*Available data*
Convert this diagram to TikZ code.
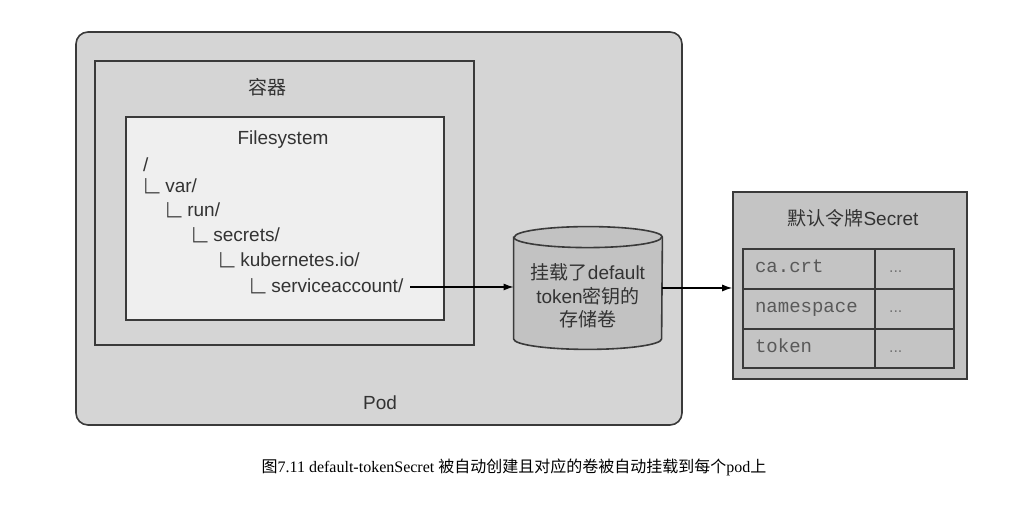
\documentclass[tikz,border=0pt]{standalone}
\usepackage{fontspec}
\usepackage{graphicx}
\setmainfont{Liberation Sans}
\setmonofont{Liberation Mono}
\newfontfamily\cjk{Noto Sans CJK SC}
\newfontfamily\capserif{Liberation Serif}
\usetikzlibrary{arrows.meta}

\definecolor{podgray}{HTML}{D5D5D5}
\definecolor{fsgray}{HTML}{EFEFEF}
\definecolor{volgray}{HTML}{C2C2C2}
\definecolor{secgray}{HTML}{C4C4C4}
\definecolor{inkgray}{HTML}{333333}
\definecolor{edgegray}{HTML}{3A3A3A}

\newcommand{\treebar}{\smash{\raisebox{-0.59em}{\scalebox{1.45}[1.55]{\cjk\bfseries └}}}}

\begin{document}
\begin{tikzpicture}[x=0.5pt, y=0.5pt,
    every node/.style={font=\fontsize{9.5}{11.75}\selectfont, text=inkgray},
    boxline/.style={draw=edgegray, line width=0.8pt},
    treerow/.style={anchor=base west},
    cellrow/.style={anchor=base west, font=\ttfamily\fontsize{9.5}{11}\selectfont, text=black!65},
    celldots/.style={anchor=base west, font=\fontsize{8}{10}\selectfont, text=black!55},
    arr/.style={-{Latex[length=5pt, width=3.5pt]}, line width=0.6pt, draw=black}]
    \useasboundingbox (0,0) rectangle (1028,506);

    % pod
    \draw[boxline, fill=podgray, rounded corners=6pt] (76,81) rectangle (682,474);
    \node (podlabel) at (380,103) {Pod};

    % container
    \draw[boxline, fill=podgray, line width=1pt] (95,161) rectangle (474,445);
    \node (ctlabel) at (267,419) {\cjk 容器};

    % filesystem
    \draw[boxline, fill=fsgray] (126,186) rectangle (444,389);
    \node (fslabel) at (283,366) {Filesystem};
    \node[treerow] (fsroot) at (136,334) {/};
    \node[treerow] (fsvar) at (125,313) {\treebar\hspace{0.3em}var/};
    \node[treerow] (fsrun) at (147,289) {\treebar\hspace{0.3em}run/};
    \node[treerow] (fssecrets) at (173,264) {\treebar\hspace{0.3em}secrets/};
    \node[treerow] (fskube) at (200,239) {\treebar\hspace{0.3em}kubernetes.io/};
    \node[treerow] (fssa) at (231,213) {\treebar\hspace{0.3em}serviceaccount/};

    % volume
    \node[minimum width=74pt, minimum height=61pt, inner sep=0pt] (vol) at (588,218) {};
    \path[boxline, fill=volgray]
        ([yshift=-5.25pt]vol.north west) -- ([yshift=5.25pt]vol.south west)
        arc[start angle=180, end angle=360, x radius=37pt, y radius=5.25pt]
        -- ([yshift=-5.25pt]vol.north east)
        arc[start angle=0, end angle=180, x radius=37pt, y radius=5.25pt] -- cycle;
    \draw[boxline] ([yshift=-5.25pt]vol.north west)
        arc[start angle=180, end angle=360, x radius=37pt, y radius=5.25pt];
    \node[align=center] (voltext) at (588,210) {{\cjk 挂载了}default\\token{\cjk 密钥的}\\{\cjk 存储卷}};

    % secret
    \node[boxline, fill=secgray, minimum width=117pt, minimum height=93.5pt, inner sep=0pt] (secret) at (850,220.5) {};
    \node (sectitle) at (853,288) {{\cjk 默认令牌}Secret};
    \draw[boxline, line width=1pt] (743,138) rectangle (954,257);
    \draw[boxline, line width=1pt] (743,217) -- (954,217);
    \draw[boxline, line width=1pt] (743,177) -- (954,177);
    \draw[boxline, line width=1pt] (875,138) -- (875,257);
    \node[cellrow] (cacrt) at (748,233) {ca.crt};
    \node[cellrow] (nspace) at (748,193) {namespace};
    \node[cellrow] (tokn) at (748,153) {token};
    \node[celldots] (cadots) at (882,233) {...};
    \node[celldots] (nsdots) at (882,193) {...};
    \node[celldots] (tkdots) at (882,153) {...};

    % arrows
    \coordinate (saout) at ([yshift=3pt]fssa.base east);
    \draw[arr] (saout) -- (saout -| vol.west);
    \draw[arr] (vol.east) -- (vol.east -| secret.west);

    % caption
    \node[font=\capserif\fontsize{8}{10}\selectfont, text=black] (caption) at (514,39)
        {{\cjk 图}7.11 default-tokenSecret {\cjk 被自动创建且对应的卷被自动挂载到每个}pod{\cjk 上}};
\end{tikzpicture}
\end{document}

*The task*
Transcribe exactly, with no pictures, the lines running from the first line of the material through the line holding "(podlabel) at (380,103)".

*Reply*
Convert this diagram to TikZ code.
\documentclass[tikz,border=0pt]{standalone}
\usepackage{fontspec}
\usepackage{graphicx}
\setmainfont{Liberation Sans}
\setmonofont{Liberation Mono}
\newfontfamily\cjk{Noto Sans CJK SC}
\newfontfamily\capserif{Liberation Serif}
\usetikzlibrary{arrows.meta}

\definecolor{podgray}{HTML}{D5D5D5}
\definecolor{fsgray}{HTML}{EFEFEF}
\definecolor{volgray}{HTML}{C2C2C2}
\definecolor{secgray}{HTML}{C4C4C4}
\definecolor{inkgray}{HTML}{333333}
\definecolor{edgegray}{HTML}{3A3A3A}

\newcommand{\treebar}{\smash{\raisebox{-0.59em}{\scalebox{1.45}[1.55]{\cjk\bfseries └}}}}

\begin{document}
\begin{tikzpicture}[x=0.5pt, y=0.5pt,
    every node/.style={font=\fontsize{9.5}{11.75}\selectfont, text=inkgray},
    boxline/.style={draw=edgegray, line width=0.8pt},
    treerow/.style={anchor=base west},
    cellrow/.style={anchor=base west, font=\ttfamily\fontsize{9.5}{11}\selectfont, text=black!65},
    celldots/.style={anchor=base west, font=\fontsize{8}{10}\selectfont, text=black!55},
    arr/.style={-{Latex[length=5pt, width=3.5pt]}, line width=0.6pt, draw=black}]
    \useasboundingbox (0,0) rectangle (1028,506);

    % pod
    \draw[boxline, fill=podgray, rounded corners=6pt] (76,81) rectangle (682,474);
    \node (podlabel) at (380,103) {Pod};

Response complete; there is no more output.